The reaction from pharma and CROs (contract research organizations, the companies that actually run many of these studies) has been surprisingly measured. That's partly because the regulatory winds were already shifting before this bill dropped.
In April 2025, the FDA announced plans to phase out animal testing requirements for monoclonal antibodies when scientifically appropriate. The NIH has committed over $150 million to scale up what the industry calls New Approach Methodologies, or NAMs.
Charles River Laboratories, one of the largest safety testing CROs in the world, has publicly embraced the shift. Steve Bulera, their Corporate Vice President and Chief Scientific Officer of Discovery and Safety Assessment, predicted that NAMs will "dominate the space, but not overnight." That last part matters.
So what replaces a monkey? The toolkit is growing fast:
Organoids are miniature 3D organ models grown from stem cells. They mimic human tissue structure and can test drug toxicity in ways that are actually more relevant to humans than monkey data. Organ-on-chip systems use microfluidic devices with living human cells to simulate how drugs move through liver, lung, or brain tissue. AI and computational models can predict toxicity from massive datasets before a single cell is exposed.
One industry projection estimates these alternatives could save 90% on new drug startup costs by reducing the catastrophic attrition rate (currently, about 90% of drug candidates that pass animal testing still fail in humans).
But validation and standardization remain real obstacles. A February 2026 review from the Association of the British Pharmaceutical Industry found significant gaps between academic innovation and industry-ready tools. Scaling these technologies, making them reproducible, correlating them with existing animal datasets: all of that takes time.
This isn't Congress's first swing at primate research. The arc follows a pattern. In 2015, the U.S. effectively ended all invasive research on chimpanzees through a combination of endangered species protections and an NIH decision to stop funding chimp studies. The 2000 CHIMP Act had created sanctuaries. The 2007 "Chimp Haven is Home Act" made those retirements permanent.
Each step seemed radical at the time. Each one stuck.

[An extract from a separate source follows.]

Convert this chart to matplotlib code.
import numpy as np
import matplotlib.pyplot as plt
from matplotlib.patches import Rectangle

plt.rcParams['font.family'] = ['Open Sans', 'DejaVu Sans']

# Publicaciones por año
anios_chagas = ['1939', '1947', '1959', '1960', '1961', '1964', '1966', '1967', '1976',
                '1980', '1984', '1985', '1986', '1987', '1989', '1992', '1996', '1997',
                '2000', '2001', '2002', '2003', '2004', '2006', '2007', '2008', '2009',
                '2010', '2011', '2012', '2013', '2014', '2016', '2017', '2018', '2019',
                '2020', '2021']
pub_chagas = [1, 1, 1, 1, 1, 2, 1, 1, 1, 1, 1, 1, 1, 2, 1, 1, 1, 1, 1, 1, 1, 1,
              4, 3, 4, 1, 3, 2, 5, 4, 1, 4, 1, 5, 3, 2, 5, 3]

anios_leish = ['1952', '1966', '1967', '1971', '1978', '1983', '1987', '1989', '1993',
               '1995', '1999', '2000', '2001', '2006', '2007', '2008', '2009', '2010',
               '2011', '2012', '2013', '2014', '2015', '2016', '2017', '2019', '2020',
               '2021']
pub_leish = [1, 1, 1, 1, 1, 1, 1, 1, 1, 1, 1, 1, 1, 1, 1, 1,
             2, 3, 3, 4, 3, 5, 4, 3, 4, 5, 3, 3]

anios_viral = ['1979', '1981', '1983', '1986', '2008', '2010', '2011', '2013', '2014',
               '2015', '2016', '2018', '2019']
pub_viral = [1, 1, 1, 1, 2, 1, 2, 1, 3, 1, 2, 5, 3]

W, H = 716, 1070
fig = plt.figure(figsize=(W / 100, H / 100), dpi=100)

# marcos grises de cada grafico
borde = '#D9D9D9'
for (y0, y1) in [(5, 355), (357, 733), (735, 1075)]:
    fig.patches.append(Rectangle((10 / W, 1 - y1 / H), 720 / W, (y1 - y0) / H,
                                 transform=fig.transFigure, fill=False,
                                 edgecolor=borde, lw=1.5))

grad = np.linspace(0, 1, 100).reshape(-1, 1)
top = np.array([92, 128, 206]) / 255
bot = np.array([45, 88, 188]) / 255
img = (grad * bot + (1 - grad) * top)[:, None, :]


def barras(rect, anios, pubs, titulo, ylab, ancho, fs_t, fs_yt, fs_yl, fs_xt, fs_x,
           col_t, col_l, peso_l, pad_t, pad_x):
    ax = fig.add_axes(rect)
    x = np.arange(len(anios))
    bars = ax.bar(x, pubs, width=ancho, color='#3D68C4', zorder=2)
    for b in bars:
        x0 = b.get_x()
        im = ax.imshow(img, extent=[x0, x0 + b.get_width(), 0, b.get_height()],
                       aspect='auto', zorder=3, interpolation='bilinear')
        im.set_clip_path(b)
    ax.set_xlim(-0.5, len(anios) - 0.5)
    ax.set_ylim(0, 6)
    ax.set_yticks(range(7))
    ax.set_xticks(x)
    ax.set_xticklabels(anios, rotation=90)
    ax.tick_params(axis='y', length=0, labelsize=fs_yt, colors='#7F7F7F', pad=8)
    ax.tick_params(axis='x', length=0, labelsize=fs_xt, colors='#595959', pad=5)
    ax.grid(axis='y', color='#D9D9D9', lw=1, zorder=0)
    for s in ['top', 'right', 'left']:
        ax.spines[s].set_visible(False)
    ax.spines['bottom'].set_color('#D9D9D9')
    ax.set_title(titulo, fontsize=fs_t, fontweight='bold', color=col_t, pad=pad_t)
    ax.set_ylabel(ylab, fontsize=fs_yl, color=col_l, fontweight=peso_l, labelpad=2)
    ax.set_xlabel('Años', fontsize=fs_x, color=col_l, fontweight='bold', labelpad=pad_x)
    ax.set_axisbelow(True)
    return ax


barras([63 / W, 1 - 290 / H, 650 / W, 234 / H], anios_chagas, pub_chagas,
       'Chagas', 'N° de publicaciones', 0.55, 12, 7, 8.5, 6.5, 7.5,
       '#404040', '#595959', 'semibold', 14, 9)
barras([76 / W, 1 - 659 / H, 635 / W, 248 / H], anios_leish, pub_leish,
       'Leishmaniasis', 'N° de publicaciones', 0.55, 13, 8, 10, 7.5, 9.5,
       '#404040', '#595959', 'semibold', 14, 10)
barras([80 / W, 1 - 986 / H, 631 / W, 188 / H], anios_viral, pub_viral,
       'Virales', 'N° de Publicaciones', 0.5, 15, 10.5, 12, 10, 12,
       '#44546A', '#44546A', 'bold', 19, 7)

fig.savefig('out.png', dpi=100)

Monkeys are a different story, though. Chimps were used in relatively small numbers for limited applications. Macaques are the workhorse of preclinical testing across oncology, neuroscience, infectious disease, and immunology. Replacing them isn't a single decision; it's a thousand decisions across thousands of drug programs.

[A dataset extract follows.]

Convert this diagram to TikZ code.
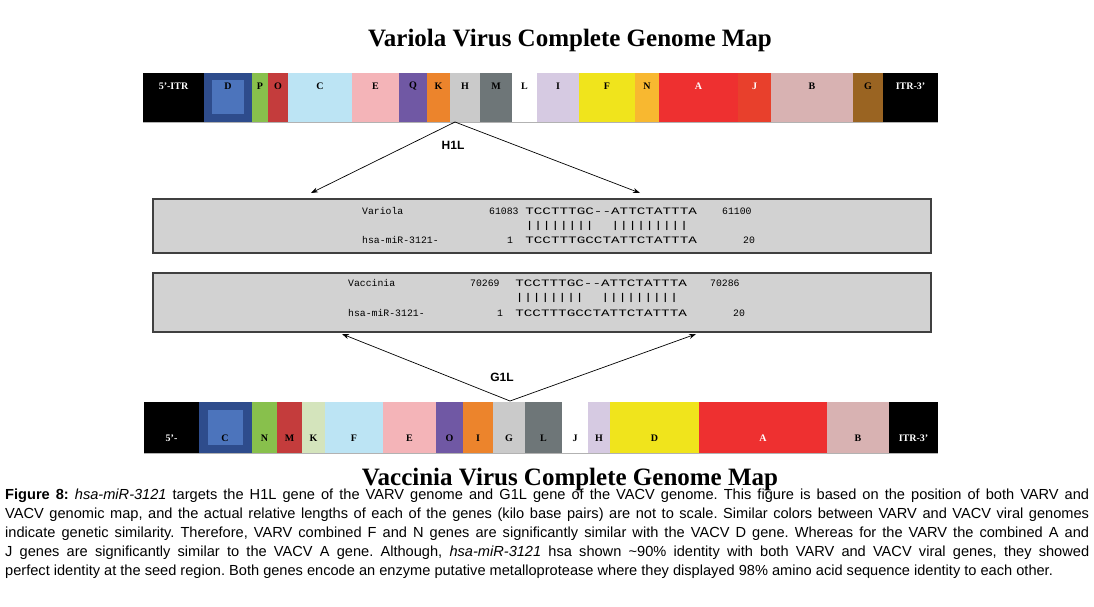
\documentclass[tikz,border=0pt]{standalone}
\usepackage{fontspec}
\usetikzlibrary{arrows.meta}
\setmainfont{Liberation Serif}
\setsansfont{Liberation Sans}
\setmonofont{Liberation Mono}
\definecolor{cD}{HTML}{2E4C8C}\definecolor{cDi}{HTML}{4C74BC}
\definecolor{cP}{HTML}{88C04C}\definecolor{cO}{HTML}{C43C3C}
\definecolor{cC}{HTML}{BCE4F4}\definecolor{cE}{HTML}{F4B4B8}
\definecolor{cQ}{HTML}{7058A4}\definecolor{cK}{HTML}{EC842C}
\definecolor{cH}{HTML}{CACACA}\definecolor{cM}{HTML}{6E7678}
\definecolor{cI}{HTML}{D6CAE2}\definecolor{cF}{HTML}{F0E41C}
\definecolor{cN}{HTML}{F8B830}\definecolor{cA}{HTML}{EE3030}
\definecolor{cJ}{HTML}{E8402C}\definecolor{cB}{HTML}{D8B2B2}
\definecolor{cG}{HTML}{9A6422}\definecolor{cKl}{HTML}{D4E4BC}
\definecolor{boxg}{HTML}{D2D2D2}
\tikzset{
 seglab/.style={font=\rmfamily\bfseries\fontsize{10}{11}\selectfont},
 aln/.style={draw=black!75,line width=1.3pt,fill=boxg,inner sep=0},
 mono/.style={font=\ttfamily\fontsize{9.8}{10}\selectfont,anchor=west,inner sep=0},
 seq/.style={mono,xscale=1.46,transform shape},
 arr/.style={-{Stealth[length=7pt,width=5pt]},line width=0.7pt},
 ttl/.style={font=\rmfamily\bfseries\fontsize{25}{27}\selectfont},
 glab/.style={font=\sffamily\bfseries\fontsize{12}{13}\selectfont}
}
\begin{document}
\begin{tikzpicture}[x=1pt,y=-1pt]
\useasboundingbox (0,0) rectangle (1094,606);
\node[ttl] (t1) at (570,40) {Variola Virus Complete Genome Map};
% top bar
\foreach \a/\b/\c/\l/\tc [count=\i] in {143/204/black/5'-ITR/white,204/252/cD//black,252/268/cP/P/black,268/288/cO/O/black,288/352/cC/C/black,352/399/cE/E/black,399/427/cQ/Q/black,427/450/cK/K/black,450/480/cH/H/black,480/512/cM/M/black,512/537/white/L/black,537/579/cI/I/black,579/635/cF/F/black,635/659/cN/N/black,659/738/cA/A/white,738/771/cJ/J/white,771/853/cB/B/black,853/883/cG/G/black,883/938/black/ITR-3'/white}{
 \fill[\c] (\a,73) rectangle (\b,122);
 \node[seglab,text=\tc] (v\i) at ({(\a+\b)/2},86) {\l};
}
\fill[cDi] (212,80) rectangle (244,114);
\node[seglab] (vD) at (228,86) {D};
\draw[gray!60,line width=1pt] (143,122) -- (938,122);
% bottom bar
\foreach \a/\b/\c/\l/\tc [count=\i] in {144/199/black/5'-/white,199/252/cD//black,252/277/cP/N/black,277/302/cO/M/black,302/325/cKl/K/black,325/383/cC/F/black,383/436/cE/E/black,436/463/cQ/O/black,463/493/cK/I/black,493/525/cH/G/black,525/562/cM/L/black,562/588/white/J/black,588/610/cI/H/black,610/699/cF/D/black,699/827/cA/A/white,827/889/cB/B/black,889/938/black/ITR-3'/white}{
 \fill[\c] (\a,402) rectangle (\b,453);
 \node[seglab,text=\tc] (w\i) at ({(\a+\b)/2},438) {\l};
}
\fill[cDi] (208,410) rectangle (243,445);
\node[seglab] (wC) at (225,438) {C};
\draw[gray!60,line width=1pt] (144,453) -- (938,453);
\node[ttl] (t2) at (570,479) {Vaccinia Virus Complete Genome Map};
% alignment boxes
\node[aln,minimum width=778pt,minimum height=54pt] (b1) at (542,226) {};
\node[aln,minimum width=778pt,minimum height=59pt] (b2) at (542,302.5) {};
\node[mono] (a1) at (362,211) {Variola};
\node[mono] (a2) at (489,211) {61083};
\node[seq]  (a3) at (525,211) {TCCTTTGC--ATTCTATTTA};
\node[mono] (a4) at (722,211) {61100};
\node[seq]  (a5) at (525,226) {||||||||\ \ |||||||||};
\node[mono] (a6) at (362,240) {hsa-miR-3121-};
\node[mono] (a7) at (507,240) {1};
\node[seq]  (a8) at (525,240) {TCCTTTGCCTATTCTATTTA};
\node[mono] (a9) at (743,240) {20};
\node[mono] (c1) at (348,283) {Vaccinia};
\node[mono] (c2) at (470,283) {70269};
\node[seq]  (c3) at (515,283) {TCCTTTGC--ATTCTATTTA};
\node[mono] (c4) at (710,283) {70286};
\node[seq]  (c5) at (515,298) {||||||||\ \ |||||||||};
\node[mono] (c6) at (348,313) {hsa-miR-3121-};
\node[mono] (c7) at (497,313) {1};
\node[seq]  (c8) at (515,313) {TCCTTTGCCTATTCTATTTA};
\node[mono] (c9) at (733,313) {20};
% arrows
\node[glab] (h1l) at (453,145) {H1L};
\node[glab] (g1l) at (502,377) {G1L};
\coordinate (hs) at (455,122);
\coordinate (ha) at (311,193);
\coordinate (hb) at (640,193);
\draw[arr] (hs) -- (ha);
\draw[arr] (hs) -- (hb);
\coordinate (gs) at (510,401);
\coordinate (ga) at (342,334);
\coordinate (gb) at (696,334);
\draw[arr] (gs) -- (ga);
\draw[arr] (gs) -- (gb);
% caption
\node[anchor=north west,inner sep=0,text width=1084pt,align=justify,font=\sffamily\fontsize{14.6}{19}\selectfont] (cap) at (5,489) {\frenchspacing\textbf{Figure 8:} \textit{hsa-miR-3121} targets the H1L gene of the VARV genome and G1L gene of the VACV genome. This figure is based on the position of both VARV and\linebreak VACV genomic map, and the actual relative lengths of each of the genes (kilo base pairs) are not to scale. Similar colors between VARV and VACV viral genomes\linebreak indicate genetic similarity. Therefore, VARV combined F and N genes are significantly similar with the VACV D gene. Whereas for the VARV the combined A and\linebreak J genes are significantly similar to the VACV A gene. Although, \textit{hsa-miR-3121} hsa shown \textasciitilde 90\% identity with both VARV and VACV viral genes, they showed\linebreak perfect identity at the seed region. Both genes encode an enzyme putative metalloprotease where they displayed 98\% amino acid sequence identity to each other.};
\end{tikzpicture}
\end{document}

The PRIMATE Act hasn't passed yet. It was recently introduced and hasn't even been referred to committee as of early May. But the direction of travel is unmistakable: regulators want fewer primates in testing, Congress is interested in banning imports, and the private sector is investing heavily in alternatives.
The question isn't whether primate testing will decline. It's whether the replacement technologies will mature fast enough to avoid a gap, one where promising drugs sit in regulatory limbo because the old testing methods are banned and the new ones aren't validated.
For biotech companies with programs that depend on primate toxicology data, the smart move is obvious: start building your NAM strategy yesterday. Because whether this bill passes or not, the era of shipping 20,000 monkeys a year across the Pacific is winding down.